Re: [PATCH v3 1/8] media: hantro: Trace hevc hw cycles performance register

From: Benjamin Gaignard
Date: Tue Jun 22 2021 - 08:23:32 EST



Le 18/06/2021 à 20:58, Ezequiel Garcia a écrit :
Hi Benjamin,

On Fri, 2021-06-18 at 15:15 +0200, Benjamin Gaignard wrote:
After each hevc decoded frame trace the hardware performance.
It provides the number of hw cycles spend per decoded macroblock.

Please add some documentation about how these are supposed
to be used. It will be easier to discuss after seeing
things in actiion.

A good place for the documentation would be:

https://www.kernel.org/doc/html/latest/admin-guide/media/v4l-drivers.html

Ok that will be in v4


[..]
@@ -22,6 +23,21 @@ static inline void hantro_write_addr(struct hantro_dev *vpu,
        vdpu_write(vpu, addr & 0xffffffff, offset);
 }
+void hantro_g2_hevc_dec_done(struct hantro_ctx *ctx)
I'm worried about the runtime cost this would have.

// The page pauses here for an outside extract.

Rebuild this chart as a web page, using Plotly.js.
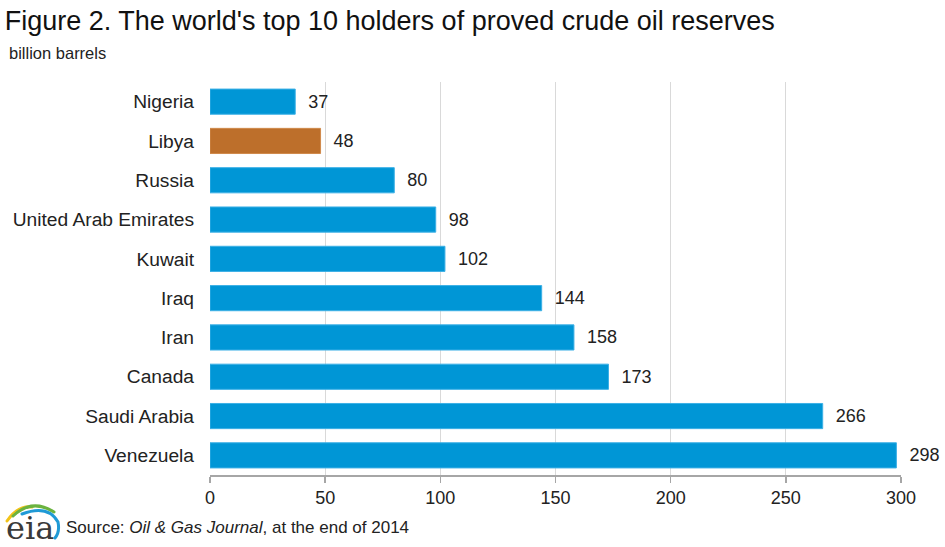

I see other drivers (i915, panfrost) seem to have an ioctl
to enable the perf counters.

Perhaps we don't need an ioctl, but a module param would be enough
for now.

You can be reassured the overhead of traces points is very low has explained
in this article: https://lwn.net/Articles/330402/


+{
+       const struct hantro_hevc_dec_ctrls *ctrls = &ctx->hevc_dec.ctrls;
+       const struct v4l2_ctrl_hevc_sps *sps = ctrls->sps;
+       struct hantro_dev *vpu = ctx->dev;
+       u32 hw_cycles = 0;
+       u32 mbs = (sps->pic_width_in_luma_samples *
+                  sps->pic_height_in_luma_samples) >> 8;
+
+       if (mbs)
+               hw_cycles = vdpu_read(vpu, G2_HW_PERFORMANCE) / mbs;
+
+       trace_hantro_hevc_perf(ctx, hw_cycles);
+}
+

[..]
+
+TRACE_EVENT(hantro_hevc_perf,
+       TP_PROTO(struct hantro_ctx *ctx, u32 hw_cycles),
+
+       TP_ARGS(ctx, hw_cycles),
+
+       TP_STRUCT__entry(
+               __field(int, minor)
+               __field(u32, hw_cycles)
+       ),
+
+       TP_fast_assign(
+               __entry->minor = ctx->fh.vdev->minor;
Tracking performance per minor doesn't seem useful,
we'd like to track per-fd (i.e. per context).

This part of the driver doesn't know for which fd the decoding job is done
so impossible to add it there.

Regards,
Benjamin


Thanks,
Ezequiel